# GIVEN REQUEST
Reproduce the listing word for word. Skip any image.

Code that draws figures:
###
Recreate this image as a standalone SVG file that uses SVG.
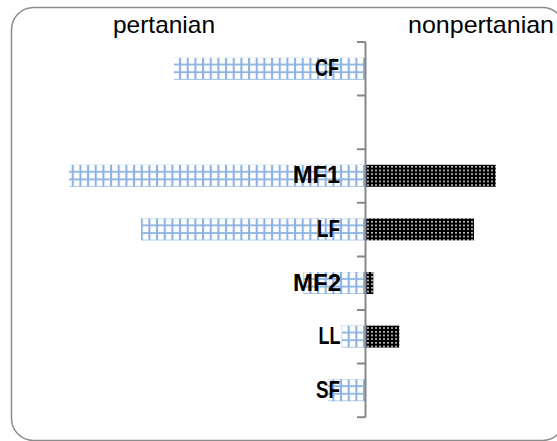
<svg xmlns="http://www.w3.org/2000/svg" width="557" height="441" viewBox="0 0 557 441">
  <style>
    .title { font-family: "Liberation Sans", Arial, sans-serif; font-size: 24px; fill: #000; }
    .lbl { font-family: "Liberation Sans", Arial, sans-serif; font-size: 23px; font-weight: bold; fill: #000; text-anchor: end; }
    .left { fill: url(#grid); }
    .right { fill: url(#dots); }
    .axis { stroke: #878787; stroke-width: 2; fill: none; }
  </style>
  <defs>
    <pattern id="grid" patternUnits="userSpaceOnUse" x="68.87" y="167.87" width="7.666" height="7.657">
      <rect x="0" y="0" width="7.666" height="7.657" fill="#ffffff"/>
      <rect x="0" y="3" width="7.666" height="1.8" fill="#8DB3E2"/>
      <rect x="2.83" y="0" width="2.1" height="7.657" fill="#8DB3E2"/>
    </pattern>
    <pattern id="dots" patternUnits="userSpaceOnUse" x="366" y="0" width="4" height="3.667">
      <rect x="0" y="0" width="4" height="3.667" fill="#000000"/>
      <rect x="1.2" y="1" width="1.6" height="1.5" fill="#ffffff"/>
    </pattern>
  </defs>
  <rect id="frame" x="11.5" y="7.5" width="553" height="433" rx="22" ry="22" fill="#ffffff" stroke="#8c8c8c" stroke-width="1.5"/>
  <text class="title" x="113" y="33" textLength="102" lengthAdjust="spacingAndGlyphs">pertanian</text>
  <text class="title" x="408" y="33" textLength="146" lengthAdjust="spacingAndGlyphs">nonpertanian</text>
  <g id="bars">
    <g id="row-CF">
      <rect class="left" x="174" y="57.8" width="191.5" height="22"/>
    </g>
    <g id="row-MF1">
      <rect class="left" x="69" y="164.8" width="296.5" height="22"/>
      <rect class="right" x="366" y="164.8" width="129.7" height="22"/>
    </g>
    <g id="row-LF">
      <rect class="left" x="141" y="218.4" width="224.5" height="22"/>
      <rect class="right" x="366" y="218.4" width="108" height="22"/>
    </g>
    <g id="row-MF2">
      <rect class="left" x="303.3" y="272" width="62.2" height="22"/>
      <rect class="right" x="366" y="272" width="7.3" height="22"/>
    </g>
    <g id="row-LL">
      <rect class="left" x="341.7" y="325.6" width="23.8" height="22"/>
      <rect class="right" x="366" y="325.6" width="33.3" height="22"/>
    </g>
    <g id="row-SF">
      <rect class="left" x="327.7" y="379.2" width="37.8" height="22"/>
    </g>
  </g>
  <g id="axis">
    <path class="axis" d="M365.5 42 V417.2 M357 42 H365.5 M357 95.6 H365.5 M357 149.2 H365.5 M357 202.8 H365.5 M357 256.4 H365.5 M357 310 H365.5 M357 363.6 H365.5 M357 417.2 H365.5"/>
  </g>
  <g id="labels">
    <text class="lbl" x="339" y="76.4" textLength="24" lengthAdjust="spacingAndGlyphs">CF</text>
    <text class="lbl" x="340" y="183.4" textLength="47" lengthAdjust="spacingAndGlyphs">MF1</text>
    <text class="lbl" x="340" y="237" textLength="23" lengthAdjust="spacingAndGlyphs">LF</text>
    <text class="lbl" x="341" y="290.6" textLength="48" lengthAdjust="spacingAndGlyphs">MF2</text>
    <text class="lbl" x="340.5" y="344.2" textLength="22" lengthAdjust="spacingAndGlyphs">LL</text>
    <text class="lbl" x="340" y="397.8" textLength="24" lengthAdjust="spacingAndGlyphs">SF</text>
  </g>
</svg>
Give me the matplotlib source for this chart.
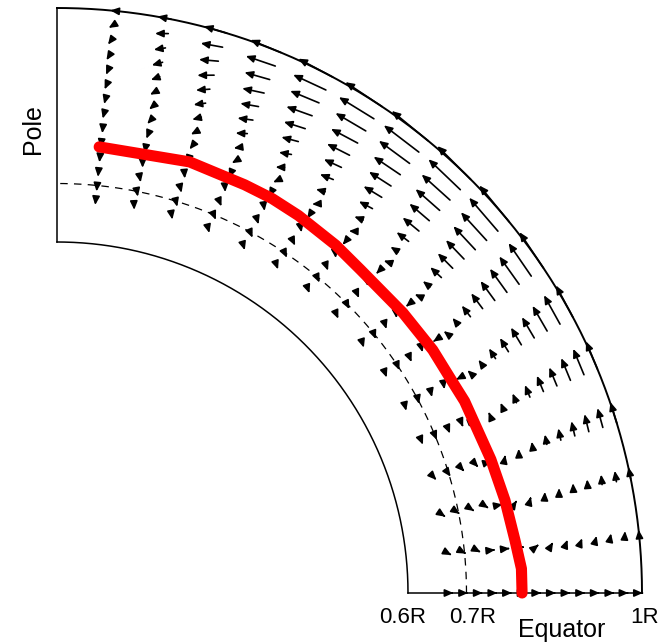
###
# ANSWER TO THE EXERCISE
Recreate this image as a standalone SVG file that uses SVG.
<svg xmlns="http://www.w3.org/2000/svg" width="557" height="441" viewBox="0 0 557 441">
  <style>
    .title { font-family: "Liberation Sans", Arial, sans-serif; font-size: 24px; fill: #000; }
    .lbl { font-family: "Liberation Sans", Arial, sans-serif; font-size: 23px; font-weight: bold; fill: #000; text-anchor: end; }
    .left { fill: url(#grid); }
    .right { fill: url(#dots); }
    .axis { stroke: #878787; stroke-width: 2; fill: none; }
  </style>
  <defs>
    <pattern id="grid" patternUnits="userSpaceOnUse" x="68.87" y="167.87" width="7.666" height="7.657">
      <rect x="0" y="0" width="7.666" height="7.657" fill="#ffffff"/>
      <rect x="0" y="3" width="7.666" height="1.8" fill="#8DB3E2"/>
      <rect x="2.83" y="0" width="2.1" height="7.657" fill="#8DB3E2"/>
    </pattern>
    <pattern id="dots" patternUnits="userSpaceOnUse" x="366" y="0" width="4" height="3.667">
      <rect x="0" y="0" width="4" height="3.667" fill="#000000"/>
      <rect x="1.2" y="1" width="1.6" height="1.5" fill="#ffffff"/>
    </pattern>
  </defs>
  <rect id="frame" x="11.5" y="7.5" width="553" height="433" rx="22" ry="22" fill="#ffffff" stroke="#8c8c8c" stroke-width="1.5"/>
  <text class="title" x="113" y="33" textLength="102" lengthAdjust="spacingAndGlyphs">pertanian</text>
  <text class="title" x="408" y="33" textLength="146" lengthAdjust="spacingAndGlyphs">nonpertanian</text>
  <g id="bars">
    <g id="row-CF">
      <rect class="left" x="174" y="57.8" width="191.5" height="22"/>
    </g>
    <g id="row-MF1">
      <rect class="left" x="69" y="164.8" width="296.5" height="22"/>
      <rect class="right" x="366" y="164.8" width="129.7" height="22"/>
    </g>
    <g id="row-LF">
      <rect class="left" x="141" y="218.4" width="224.5" height="22"/>
      <rect class="right" x="366" y="218.4" width="108" height="22"/>
    </g>
    <g id="row-MF2">
      <rect class="left" x="303.3" y="272" width="62.2" height="22"/>
      <rect class="right" x="366" y="272" width="7.3" height="22"/>
    </g>
    <g id="row-LL">
      <rect class="left" x="341.7" y="325.6" width="23.8" height="22"/>
      <rect class="right" x="366" y="325.6" width="33.3" height="22"/>
    </g>
    <g id="row-SF">
      <rect class="left" x="327.7" y="379.2" width="37.8" height="22"/>
    </g>
  </g>
  <g id="axis">
    <path class="axis" d="M365.5 42 V417.2 M357 42 H365.5 M357 95.6 H365.5 M357 149.2 H365.5 M357 202.8 H365.5 M357 256.4 H365.5 M357 310 H365.5 M357 363.6 H365.5 M357 417.2 H365.5"/>
  </g>
  <g id="labels">
    <text class="lbl" x="339" y="76.4" textLength="24" lengthAdjust="spacingAndGlyphs">CF</text>
    <text class="lbl" x="340" y="183.4" textLength="47" lengthAdjust="spacingAndGlyphs">MF1</text>
    <text class="lbl" x="340" y="237" textLength="23" lengthAdjust="spacingAndGlyphs">LF</text>
    <text class="lbl" x="341" y="290.6" textLength="48" lengthAdjust="spacingAndGlyphs">MF2</text>
    <text class="lbl" x="340.5" y="344.2" textLength="22" lengthAdjust="spacingAndGlyphs">LL</text>
    <text class="lbl" x="340" y="397.8" textLength="24" lengthAdjust="spacingAndGlyphs">SF</text>
  </g>
</svg>
Give me the matplotlib source for this chart.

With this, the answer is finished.